Elements
An element is the basic building block of an XML document. XHTML tags are all elements: <html>, <b>, <br />, etc. There are three primary types of elements:
- simple elements
These are elements that contain text or "parsed character data" (represented as #PCDATA in your DTD). In XHTML, the <b> tag is an example of a simple element.
- compound elements
These elements contain other elements, and sometimes PCDATA and other elements. In XHTML, the <html> tag is an example of a compound element.
- standalone elements
These elements are often called "singleton" tags. They do not contain any PCDATA or other elements. In XHTML, <br /> is an example of a standalone element.
Entities
An XML document is made up of data. XML documents can get data and declarations from many different sources, including CGI scripts, databases, and other XML files. Each of these items is an entity.
The file you use to write your XML declaration, document type declaration, and root element is called the document entity. In my example on the previous page, these would be:
- XML declaration
<?xml version="1.0" standalone="yes"?>
- document type declaration (in this case the entire DTD)
<!DOCTYPE family [
<!ELEMENT parent (#PCDATA)>
<!ELEMENT child (#PCDATA)>
]>
- root element
<family> ... </family>
Entities can be external to your XML document, like a stylesheet or XSL document, or internal like something you define. The most common internal entity is a general entity. This is used as an abbreviation for commonly used text, or text that is difficult to type.
To define an internal general entity, you use the <!ENTITY> tag in your DTD:
<!ENTITY name "text to be replaced">
For example: writing out "Jennifer Kyrnin, About Web Design Guide" is a bit long, but I can create an entity to add that into my XML documents with just 4 characters: <!ENTITY jkk "Jennifer Kyrnin, About Web Design Guide"> aand every time I type &jkk; in an XML document with that DTD, it will expand to read "Jennifer Kyrnin, About Web Design Guide".

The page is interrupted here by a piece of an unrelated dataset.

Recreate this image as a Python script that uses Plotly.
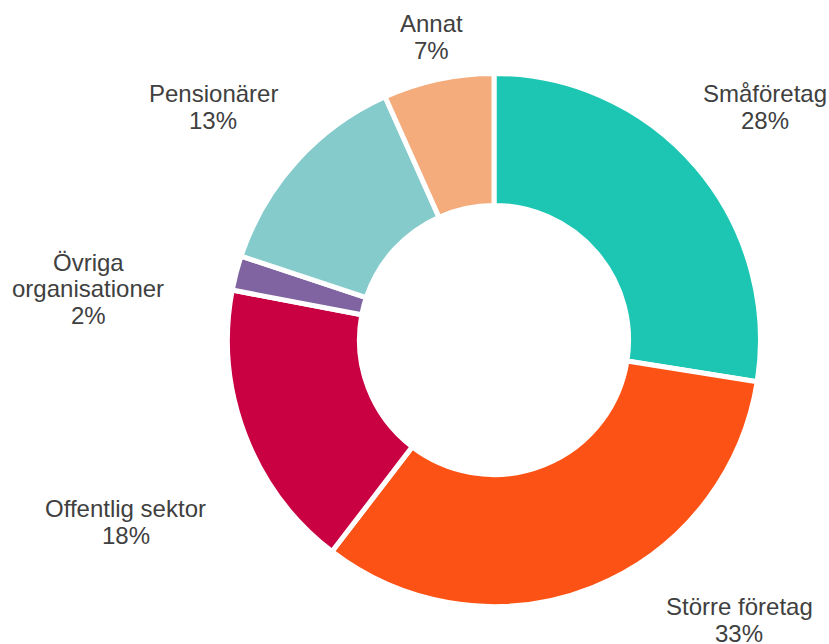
import plotly.graph_objects as go

# Data
labels = ['Småföretag', 'Större företag', 'Offentlig sektor',
          'Övriga organisationer', 'Pensionärer', 'Annat']
values = [27.5, 32.9, 17.6, 2.1, 13.2, 6.7]
pct_text = ['28%', '33%', '18%', '2%', '13%', '7%']
colors = ['#1CC6B3', '#FD5215', '#C90042', '#8064A2', '#86CBCC', '#F4AC7C']

W, H = 829, 644

# label lines and their placement (pixel centre of the label block)
label_lines = {
    'Småföretag': ['Småföretag'],
    'Större företag': ['Större företag'],
    'Offentlig sektor': ['Offentlig sektor'],
    'Övriga organisationer': ['Övriga', 'organisationer'],
    'Pensionärer': ['Pensionärer'],
    'Annat': ['Annat'],
}
label_pos = {
    'Småföretag': (765, 107),
    'Större företag': (739, 620),
    'Offentlig sektor': (126, 522),
    'Övriga organisationer': (88, 289),
    'Pensionärer': (213, 107),
    'Annat': (431, 37),
}
LINE_H = 26.5

fig = go.Figure(go.Pie(
    labels=labels,
    values=values,
    sort=False,
    direction='clockwise',
    rotation=0,
    hole=0.505,
    textinfo='none',
    marker=dict(colors=colors, line=dict(color='white', width=5)),
    domain=dict(x=[227.5 / W, 760.5 / W], y=[1 - 606.5 / H, 1 - 73.5 / H]),
    showlegend=False,
))

annotations = []
for lab, pct in zip(labels, pct_text):
    lines = label_lines[lab] + [pct]
    cx, cy = label_pos[lab]
    n = len(lines)
    for i, line in enumerate(lines):
        y = cy + (i - (n - 1) / 2) * LINE_H
        annotations.append(dict(
            x=cx / W, y=1 - y / H, xref='paper', yref='paper',
            text=line, showarrow=False, xanchor='center', yanchor='middle',
            font=dict(family='Liberation Sans, Arial', size=24, color='#404040'),
        ))

fig.update_layout(
    width=W, height=H,
    margin=dict(l=0, r=0, t=0, b=0),
    paper_bgcolor='white',
    plot_bgcolor='white',
    annotations=annotations,
)

fig.write_html('out.html', config={'displayModeBar': False},
               post_script="document.body.style.margin='0';")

To define an external entity, you create a very similar tag in your DTD, but you include the word "SYSTEM" so that the parser knows that this is an external entity. You also include the URI or location of the entity:
<!ENTITY name system "URI">
Attributes
If you are familiar with HTML, then you are familiar with attributes. These are the commands within the tags that give additional information or instructions to those elements. For example, in XHTML, you can use the tag <hr /> without any elements, but if you want to change the line, you use attributes, such as <hr size="40" width="80%" />
When you create elements with attributes, you need to declare the possible attributes in your DTD. To do this, you use the <!ATTLIST> tag:
<!ATTLIST element_name attribute_name type default_value>
For example, my <parent> element might have the attribute of "role" with two options "father" or "mother". This would be defined as:
<!ATTLIST parent role (father | mother) #required>
In this example, I've assigned the element <parent> with the required attribute of "role". The attribute can be either "father" or "mother".

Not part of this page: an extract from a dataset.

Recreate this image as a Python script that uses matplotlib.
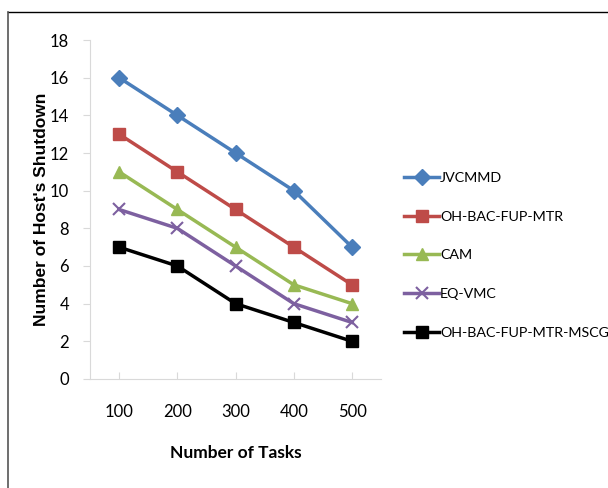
import numpy as np
import matplotlib
matplotlib.use("Agg")
import matplotlib.pyplot as plt
from matplotlib.lines import Line2D

# =========================
# DATA
# =========================
tasks = ["100", "200", "300", "400", "500"]
jvcmmd = [16, 14, 12, 10, 7]
oh_bac = [13, 11, 9, 7, 5]
cam = [11, 9, 7, 5, 4]
eq_vmc = [9, 8, 6, 4, 3]
mscg = [7, 6, 4, 3, 2]

series = [
    ("JVCMMD", jvcmmd, "#4A7EBB", "D", 8),
    ("OH-BAC-FUP-MTR", oh_bac, "#BE4B48", "s", 9),
    ("CAM", cam, "#98B954", "^", 9),
    ("EQ-VMC", eq_vmc, "#7D60A0", "x", 9),
    ("OH-BAC-FUP-MTR-MSCG", mscg, "#000000", "s", 8),
]

narrow = ["Lato", "DejaVu Sans"]

fig = plt.figure(figsize=(6.08, 4.88), dpi=100)
ax = fig.add_axes([0.148, 0.2234, 0.479, 0.6946])

x = np.arange(len(tasks))
for name, vals, color, marker, ms in series:
    ax.plot(x, vals, color=color, linewidth=2.5, marker=marker, markersize=ms,
            markeredgewidth=1.5 if marker == "x" else 1, label=name)

ax.set_xlim(-0.5, len(tasks) - 0.5)
ax.set_ylim(0, 18)
ax.set_yticks(range(0, 19, 2))
ax.set_xticks(x)
ax.set_xticklabels(tasks)

for side in ["top", "right"]:
    ax.spines[side].set_visible(False)
ax.spines["left"].set_color("#D9D9D9")
ax.spines["bottom"].set_color("#D9D9D9")
ax.tick_params(axis="y", colors="#D9D9D9", labelcolor="black", length=5, pad=10)
ax.tick_params(axis="x", colors="#D9D9D9", labelcolor="black", direction="in",
               length=5, pad=18)
for lab in ax.get_xticklabels() + ax.get_yticklabels():
    lab.set_family(narrow)
    lab.set_fontsize(12)

ax.set_xlabel("Number of Tasks", family=narrow, fontsize=12.5, fontweight="bold",
              labelpad=18)
ax.set_ylabel("Number of Host's Shutdown", family="Liberation Sans", fontsize=12.5,
              fontweight="bold", labelpad=1)

leg = ax.legend(loc="upper left", bbox_to_anchor=(1.06, 0.627), frameon=False,
                prop={"family": narrow, "size": 10.3}, handlelength=2.4,
                handletextpad=0.1, labelspacing=1.86, borderaxespad=0)

# outer frame (cropped chart border)
fig.add_artist(Line2D([8 / 608, 1.0], [1 - 12 / 488, 1 - 12 / 488],
                      transform=fig.transFigure, color="black", linewidth=1))
fig.add_artist(Line2D([8 / 608, 8 / 608], [0.0, 1 - 12 / 488],
                      transform=fig.transFigure, color="#555555", linewidth=1.2))

fig.savefig("out.png", dpi=100)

There are ten types that can be assigned to attributes:
- CDATA - text
- enumerated - an exact list of options, like in my example above
- ID - a unique name for the element
- IDREF - the value of an ID type attribute
- IDREFS - multiple IDs, separated by whitespace
- ENTITY - the name of an entity declared in the DTD
- ENTITIES - multiple entities, separated by whitespace
- NMTOKEN - an XML name
- NMTOKENS - multiple XML names, separated by whitespace
- NOTATION - the name of a notation declared in the DTD
Notations
In XML, you may come across data that you would like to include in your documents that is not XML. Notations allow you to include that data in your documents by describing the format it and allowing your application to recognize and handle it.

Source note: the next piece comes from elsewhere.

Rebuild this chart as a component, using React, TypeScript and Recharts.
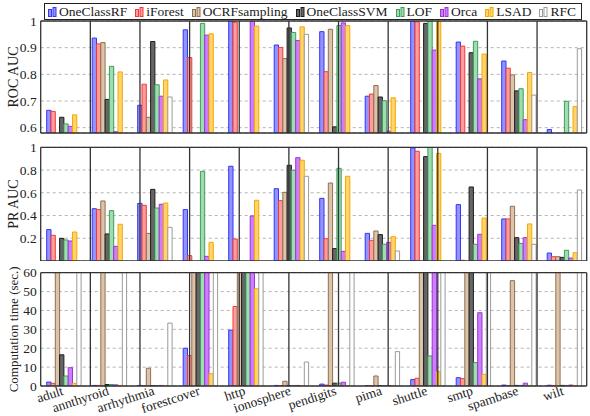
import React from 'react'
import { Bar, BarChart, CartesianGrid, Legend, ReferenceLine, XAxis, YAxis } from 'recharts'

const datasets = [
  'adult',
  'annthyroid',
  'arrhythmia',
  'forestcover',
  'http',
  'ionosphere',
  'pendigits',
  'pima',
  'shuttle',
  'smtp',
  'spambase',
  'wilt',
]

const methods = ['OneClassRF', 'iForest', 'OCRFsampling', 'OneClassSVM', 'LOF', 'Orca', 'LSAD', 'RFC']
const fills = ['#9393ff', '#ff9c9c', '#dcc4aa', '#666666', '#9fdcb0', '#cf7cff', '#ffd36e', '#ffffff']
const strokes = ['#3535f5', '#f03a3a', '#8f6f50', '#1e1e1e', '#3e9c5c', '#9a38d0', '#f5a800', '#9a9a9a']

// rows follow `methods`, columns follow `datasets`; null = bar not drawn
const rocAuc: (number | null)[][] = [
  [0.665, 0.936, 0.684, 0.967, 1.0, 0.91, 0.96, 0.718, 1.0, 0.921, 0.85, 0.593],
  [0.661, 0.914, 0.763, 0.863, 0.995, 0.901, 0.81, 0.726, 0.997, 0.906, 0.823, null],
  [null, 0.919, 0.639, null, null, 0.859, 0.969, 0.758, null, null, 0.798, null],
  [0.639, 0.706, 0.923, null, null, 0.974, 0.603, 0.715, 0.991, 0.881, 0.738, null],
  [0.614, 0.83, 0.761, 0.991, null, 0.957, 0.983, 0.701, 1.0, 0.924, 0.746, 0.699],
  [0.605, 0.585, 0.718, 0.947, 1.0, 0.927, 0.993, 0.587, 0.891, 0.783, 0.63, null],
  [0.648, 0.809, 0.779, 0.952, 0.981, 0.978, 0.983, 0.712, 1.0, 0.876, 0.807, 0.679],
  [null, null, 0.715, null, null, 0.95, null, null, null, null, 0.722, 0.896],
]

const prAuc: (number | null)[][] = [
  [0.276, 0.46, 0.507, 0.452, 0.833, 0.636, 0.551, 0.243, 0.995, 0.496, 0.37, 0.07],
  [0.226, 0.452, 0.49, 0.047, 0.194, 0.531, 0.196, 0.182, 0.965, 0.006, 0.37, 0.038],
  [null, 0.528, 0.243, null, null, 0.604, 0.686, 0.264, null, null, 0.481, 0.038],
  [0.199, 0.238, 0.63, null, null, 0.842, 0.109, 0.232, 0.918, 0.651, 0.205, 0.032],
  [0.185, 0.443, 0.466, 0.789, null, 0.798, 0.815, 0.147, 0.998, 0.147, 0.155, 0.094],
  [0.176, 0.129, 0.499, 0.041, 0.396, 0.909, 0.085, 0.164, 0.314, 0.235, 0.205, 0.026],
  [0.255, 0.323, 0.51, 0.164, 0.534, 0.886, 0.745, 0.214, 0.947, 0.378, 0.326, 0.073],
  [null, null, 0.296, null, null, 0.745, null, 0.088, null, null, 0.147, 0.625],
]

// seconds; 100 = off the 60 s scale (clipped at the top)
const timeSec: (number | null)[][] = [
  [2.1, 0.3, 0.3, 20, 29.6, 0.3, 1.0, 0.2, 3.4, 4.4, 0.5, 0.4],
  [1.4, 0.3, 0.2, 16.1, 42.1, 0.2, 0.5, 0.2, 4.1, 3.9, 0.3, 0.3],
  [100, 100, 9.4, 100, 100, 2.5, 100, 5.3, 100, 100, 55.8, 100],
  [16.5, 0.8, 0.1, 100, 100, 0.1, 1.5, 0.1, 100, 100, 0.3, 0.3],
  [5.3, 0.8, 0.1, 100, 100, 0.1, 1.5, 0.1, 15.9, 12.4, 0.3, 0.3],
  [9.7, 0.6, 0.3, 100, 100, 0.3, 2.0, 0.2, 100, 38.8, 1.5, 0.5],
  [1.4, 0.3, 0.2, 6.5, 51.5, 0.1, 0.3, 0.1, 7.6, 6.2, 0.3, 0.3],
  [100, 100, 33.3, 100, 100, 12.7, 100, 18.2, 100, 100, 100, 100],
]

const rocTicks = [0.6, 0.7, 0.8, 0.9, 1]
const prTicks = [0.2, 0.4, 0.6, 0.8, 1]
const timeTicks = [0, 10, 20, 30, 40, 50, 60]

const FONT = '"Liberation Serif", "DejaVu Serif", serif'
const INK = '#222'
const FRAME = '#333'

const groupEdges = datasets.map((_, i) => i).concat(datasets.length)
const groupCenters = datasets.map((_, i) => i + 0.5)

function toRows(matrix: (number | null)[][]) {
  return datasets.map((name, i) => {
    const row: Record<string, any> = { name }
    methods.forEach((m, j) => {
      row[m] = matrix[j][i]
    })
    return row
  })
}

function LegendIcon({ fill, stroke }: { fill: string; stroke: string }) {
  return (
    <svg width={9} height={11} style={{ marginRight: 2 }}>
      <rect x={0.5} y={3.5} width={3} height={7} fill={fill} stroke={stroke} />
      <rect x={5} y={1.5} width={3} height={9} fill={fill} stroke={stroke} />
    </svg>
  )
}

function LegendBox() {
  return (
    <div
      style={{
        display: 'flex',
        alignItems: 'center',
        justifyContent: 'space-between',
        boxSizing: 'border-box',
        height: 17,
        padding: '0 5px 0 3px',
        border: `1px solid ${INK}`,
        background: '#fff',
        fontFamily: FONT,
        fontSize: 13.5,
        lineHeight: 1,
        color: INK,
      }}
    >
      {methods.map((m, j) => (
        <span key={m} style={{ display: 'flex', alignItems: 'center' }}>
          <LegendIcon fill={fills[j]} stroke={strokes[j]} />
          {m}
        </span>
      ))}
    </div>
  )
}

function AngledTick({ x, y, payload }: any) {
  const ax = x - 2
  const ay = y - 1
  return (
    <text
      x={ax}
      y={ay}
      dy="0.66em"
      transform={`rotate(-18 ${ax} ${ay})`}
      textAnchor="end"
      fontFamily={FONT}
      fontSize={13.5}
      fill={INK}
    >
      {payload.value}
    </text>
  )
}

function Panel({
  top,
  height,
  marginTop,
  marginBottom,
  matrix,
  domain,
  ticks,
  title,
  titleSize,
  showNames,
  withLegend,
}: {
  top: number
  height: number
  marginTop: number
  marginBottom: number
  matrix: (number | null)[][]
  domain: [number, number]
  ticks: number[]
  title: string
  titleSize: number
  showNames?: boolean
  withLegend?: boolean
}) {
  return (
    <div style={{ position: 'absolute', left: 0, top }}>
      <BarChart
        width={590}
        height={height}
        data={toRows(matrix)}
        margin={{ top: marginTop, right: 3.3, bottom: marginBottom, left: 0 }}
        barGap={0}
        barSize={4.3}
      >
        <CartesianGrid vertical={false} stroke="#b4b4b4" strokeDasharray="3 3" />
        <XAxis
          dataKey="name"
          hide={!showNames}
          height={30}
          interval={0}
          tickSize={0}
          tickMargin={1}
          axisLine={false}
          tick={<AngledTick />}
        />
        <XAxis
          xAxisId="tb"
          type="number"
          domain={[0, datasets.length]}
          ticks={groupCenters}
          interval={0}
          orientation="bottom"
          mirror
          tick={false}
          tickSize={3}
          axisLine={false}
          stroke={FRAME}
        />
        <XAxis
          xAxisId="tt"
          type="number"
          domain={[0, datasets.length]}
          ticks={groupCenters}
          interval={0}
          orientation="top"
          mirror
          tick={false}
          tickSize={3}
          axisLine={false}
          stroke={FRAME}
        />
        <YAxis
          domain={domain}
          ticks={ticks}
          allowDataOverflow
          interval={0}
          width={40.7}
          tickLine={false}
          axisLine={false}
          tickSize={0}
          tickMargin={4}
          tick={{ fontFamily: FONT, fontSize: 13.5, fill: INK }}
          label={{
            value: title,
            angle: -90,
            position: 'insideLeft',
            offset: 13,
            style: { textAnchor: 'middle', fontFamily: FONT, fontSize: titleSize, fill: INK },
          }}
        />
        {methods.map((m, j) => (
          <Bar
            key={m}
            dataKey={m}
            fill={fills[j]}
            stroke={strokes[j]}
            strokeWidth={1}
            isAnimationActive={false}
          />
        ))}
        {groupEdges.map((e) => (
          <ReferenceLine key={e} xAxisId="tb" x={e} stroke={FRAME} strokeWidth={1.3} />
        ))}
        <ReferenceLine xAxisId="tb" y={domain[0]} stroke={FRAME} strokeWidth={1.3} />
        <ReferenceLine xAxisId="tb" y={domain[1]} stroke={FRAME} strokeWidth={1.3} />
        {withLegend && (
          <Legend
            layout="horizontal"
            verticalAlign="middle"
            align="center"
            wrapperStyle={{ position: 'absolute', top: 3, left: 44, width: 538, height: 17 }}
            content={() => <LegendBox />}
          />
        )}
      </BarChart>
    </div>
  )
}

export default function App() {
  return (
    <div
      style={{
        position: 'absolute',
        left: 0,
        top: 0,
        width: 590,
        height: 416,
        background: '#fff',
        overflow: 'hidden',
      }}
    >
      <Panel
        top={0}
        height={140}
        marginTop={21}
        marginBottom={7}
        matrix={rocAuc}
        domain={[0.58, 1]}
        ticks={rocTicks}
        title="ROC AUC"
        titleSize={14}
        withLegend
      />
      <Panel
        top={140}
        height={121}
        marginTop={7.3}
        marginBottom={0}
        matrix={prAuc}
        domain={[0, 1]}
        ticks={prTicks}
        title="PR AUC"
        titleSize={14}
      />
      <Panel
        top={256}
        height={160}
        marginTop={16.7}
        marginBottom={0}
        matrix={timeSec}
        domain={[0, 60]}
        ticks={timeTicks}
        title="Computation time (sec.)"
        titleSize={13}
        showNames
      />
    </div>
  )
}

The format for a notation is:
<!NOTATION name system "external_ID">
The name identifies the format used in the document, and the external_id identifies the notation - usually with MIME-types. For example, to include a GIF image in your XML document:
<!NOTATION GIF system "image/gif">
You can also use a "public" identifier, instead of "system". To do this you need to include both a public ID and a URI. Using the GIF example:
<!NOTATION GIF public
"-//IETF/NOSGML Media Type image/gif//EN"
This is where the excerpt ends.